Theodor de Bry

(1528 - 1598)

Born in Liège, de Bry trained as a goldsmith and probably served his apprenticeship with his father, who was a guild member and magistrate. He had moved to Strasbourg by 1560, where he married and became a member of the guild. An autobiographical note in one of his works suggests that he was forced to leave Liège after Robert de Berghes became prince-bishop in 1557, possibly because of his evangelical sympathies: however, he was not in the guild records when he left Liège and may just have wanted to establish a new business. The Peace of Augsburg in 1555 had established Strasbourg as a Lutheran city, but attitudes towards Calvinists remained unfriendly.

In 1577, the Calvinists in Strasbourg were forbidden to practice their religion in private, which probably contributed to de Bry’s departure. He moved to Antwerp around 1578 where Calvinism was tolerated under the Pacification of Ghent. De Bry became a member of the goldsmith’s guild and the guild of St Luke; other members included Gerard de Jode and Philip Galle. After making these useful contacts, he began to turn his attentions to printmaking rather than working with gold. He appears to have done well, making enough money to visit England in 1584, leaving just before Spanish troops recaptured Antwerp. He may have been going to reunite with exiled relatives, but probably also intended to help translate Waghenaear’s Spieghel der Zeevaert. He collaborated with Richard Hakluyt in 1586 and helped him assemble material for an illustrated collection of travel accounts. He also engraved the plates for Thomas Harriot’s A Briefe and True Report of the New Found Land of Virginia (1588), which emphasised the cruelty of Catholic Spanish conquistadors.

De Bry left England for Frankfurt, where his second wife was from, probably in search of fresh business.
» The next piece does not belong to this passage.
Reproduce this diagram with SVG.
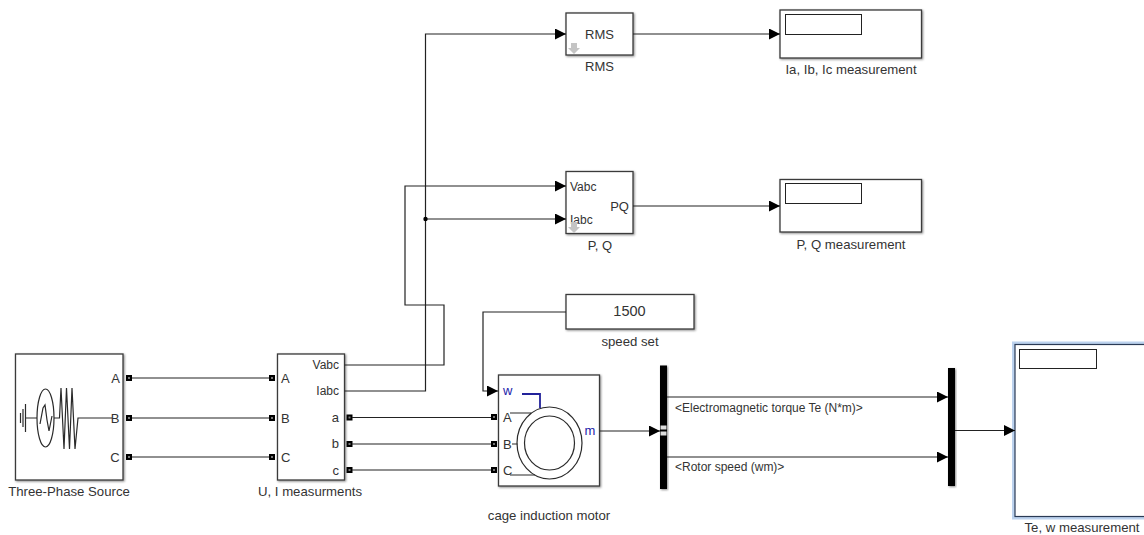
<svg xmlns="http://www.w3.org/2000/svg" width="1144" height="535" viewBox="0 0 1144 535">
<style>
text{font-family:"Liberation Sans",Arial,sans-serif;font-size:12px;fill:#333}
.l{font-size:13.200px}
.p{font-size:13px}
.m{text-anchor:middle}.e{text-anchor:end}
.blk{fill:#fff;stroke:#3a3a3a;stroke-width:1.300;filter:url(#sh)}
.in{fill:#fff;stroke:#222;stroke-width:1}
.bar{fill:#000;filter:url(#sh)}
.ic{fill:none;stroke:#2a2a2a;stroke-width:1.200}
.w{fill:none;stroke:#222;stroke-width:1.200}
.a{marker-end:url(#arr)}
.blue{fill:#2222aa;font-size:13px}
</style>
<defs>
<filter id="sh" x="-10%" y="-10%" width="125%" height="125%"><feDropShadow dx="1" dy="1" stdDeviation="0.9" flood-color="#000" flood-opacity="0.45"/></filter>
<marker id="arr" markerUnits="userSpaceOnUse" markerWidth="11" markerHeight="11" refX="11" refY="5.500" orient="auto"><path d="M0 0L11 5.500L0 11Z" fill="#000"/></marker>
<g id="port"><rect x="-3" y="-3" width="6" height="6" fill="#000"/><rect x="-1" y="-1" width="2" height="2" fill="#777"/></g>
<g id="dn"><path d="M-3 -5H3V0H6L0 6L-6 0H-3Z" fill="#c4c4c4"/></g>
</defs>

<g id="three-phase-source">
<rect class="blk" x="15.500" y="354" width="107.500" height="126"/>
<path class="ic" d="M20.500 413V423M23 409V427M25.500 404V432M25.500 418H37M54 418H59.500L61 388L64 449L66.500 388L69.500 449L72 388L75 449L78 418H112"/>
<ellipse class="ic" cx="45.500" cy="418" rx="8.500" ry="29"/>
<path class="ic" d="M40 424L43 408L45 405L47 420L49 431L52 416"/>
<text x="115.500" y="382.500" class="m p">A</text><text x="115" y="422.500" class="m p">B</text><text x="115" y="461.500" class="m p">C</text>
<use href="#port" x="129" y="378"/><use href="#port" x="129" y="418"/><use href="#port" x="129" y="457"/>
<text x="69" y="496" class="m l">Three-Phase Source</text>
</g>

<g id="ui-measurements">
<rect class="blk" x="277.500" y="354" width="67" height="126"/>
<text x="281" y="382.500" class="p">A</text><text x="281" y="422.500" class="p">B</text><text x="281" y="461.500" class="p">C</text>
<text x="339" y="369" class="e">Vabc</text><text x="339" y="395" class="e">Iabc</text>
<text x="339" y="422" class="e p">a</text><text x="339" y="448" class="e p">b</text><text x="339" y="475" class="e p">c</text>
<use href="#port" x="272" y="378"/><use href="#port" x="272" y="418"/><use href="#port" x="272" y="457"/>
<use href="#port" x="349.500" y="417.500"/><use href="#port" x="349.500" y="444"/><use href="#port" x="349.500" y="470"/>
<text x="310" y="496" class="m l">U, I measurments</text>
</g>

<g id="rms">
<rect class="blk" x="566" y="13" width="67" height="42"/>
<text x="599.500" y="38.500" class="m p">RMS</text>
<use href="#dn" x="574" y="48"/>
<text x="599.500" y="71" class="m p">RMS</text>
</g>

<g id="pq">
<rect class="blk" x="566" y="171.500" width="67" height="62"/>
<text x="570" y="191">Vabc</text><text x="570" y="224">Iabc</text>
<text x="629" y="211" class="e p">PQ</text>
<use href="#dn" x="574" y="227"/>
<text x="600" y="250" class="m p">P, Q</text>
</g>

<g id="ia-ib-ic-measurement">
<rect class="blk" x="780" y="10" width="141.500" height="48"/>
<rect class="in" x="785.500" y="14.500" width="76" height="20"/>
<text x="851" y="73.500" class="m l">Ia, Ib, Ic measurement</text>
</g>

<g id="pq-measurement">
<rect class="blk" x="780" y="179.500" width="141.500" height="52.500"/>
<rect class="in" x="785.500" y="183.500" width="76" height="20"/>
<text x="851" y="248.500" class="m l">P, Q measurement</text>
</g>

<g id="speed-set">
<rect class="blk" x="566" y="294.500" width="128" height="34.500"/>
<text x="629.500" y="316" class="m" style="font-size:14.500px">1500</text>
<text x="630" y="345.500" class="m l">speed set</text>
</g>

<g id="motor">
<rect class="blk" x="498.500" y="375" width="101" height="111"/>
<ellipse class="ic" cx="549.500" cy="443" rx="32.500" ry="36"/>
<ellipse class="ic" cx="549.500" cy="443" rx="25" ry="27"/>
<path fill="none" stroke="#22229a" stroke-width="1.800" d="M522 394H540V408"/>
<path class="ic" d="M510 413H531M512 444H517.500M510 475H535"/>
<text x="503" y="395" class="blue">w</text>
<text x="584.500" y="435" class="blue">m</text>
<text x="503" y="421.500" class="p">A</text><text x="503" y="448.500" class="p">B</text><text x="503" y="474.500" class="p">C</text>
<use href="#port" x="494" y="417"/><use href="#port" x="494" y="444"/><use href="#port" x="494" y="470"/>
<text x="549" y="520" class="m l">cage induction motor</text>
</g>

<g id="demux">
<rect class="bar" x="660" y="365.500" width="7" height="123.500"/>
<rect x="660.500" y="425.500" width="6" height="4" fill="#ddd"/>
<rect x="660.500" y="431.500" width="6" height="4" fill="#ddd"/>
<text x="675" y="412">&lt;Electromagnetic torque Te (N*m)&gt;</text>
<text x="675" y="471">&lt;Rotor speed (wm)&gt;</text>
</g>

<g id="mux">
<rect class="bar" x="948" y="368" width="7" height="118"/>
</g>

<g id="te-w-measurement">
<rect x="1012" y="341.500" width="140" height="178" fill="#bcd2ee"/>
<rect x="1015" y="344.500" width="140" height="172" fill="#fff" stroke="#2a3a55" stroke-width="1.200"/>
<rect class="in" x="1019.500" y="349.500" width="77" height="19"/>
<text x="1082" y="532" class="m l">Te, w measurement</text>
</g>

<g id="connectors">
<path class="w" d="M132 378H269M132 418H269M132 457H269"/>
<path class="w" d="M352 417.500H491M352 444H491M352 470H491"/>
<path class="w a" d="M344.500 365H444V305H405V186H566"/>
<path class="w a" d="M344.500 391H425.500V34H566"/>
<path class="w a" d="M425.500 219H566"/>
<circle cx="425.500" cy="219" r="2.200" fill="#000"/>
<path class="w a" d="M633 34H780"/>
<path class="w a" d="M633 206H780"/>
<path class="w a" d="M566 312H483V391H498"/>
<path class="w a" d="M599.500 431H660"/>
<path class="w a" d="M667 397H948"/>
<path class="w a" d="M667 457H948"/>
<path class="w a" d="M955 430.500H1015"/>
</g>
</svg>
He also had contacts there from his time in Antwerp, including Quintin Massys the Younger and the jeweller David van Brussel. In Frankfurt he produced his own collections of travel accounts: the Petits Voyages, or India Orientalis, running to eight volumes by the end of the seventeenth century, including Linschoten’s Itininerario and Willem Lodewyckszoon’s account of Cornelis de Houtman’s voyage; and the Grands Voyages or India Occidentalis, including Harriot’s work and Las Casas’s Brevissima relacion de la destruicion de las Indias. His work was continued by his sons Johann Theodor and Johann Israel and completed in 1634 by his son-in-law Matthäus Merian the Elder, by which time 27 volumes of the work had been issued.

Towards the end of his career de Bry fell out with his sons, complaining that they were attempting to undermine his position in the firm. They, on the other hand, felt that they were not getting any credit for their work (they were not mentioned on title-pages, for example), and left to set up their own imprint.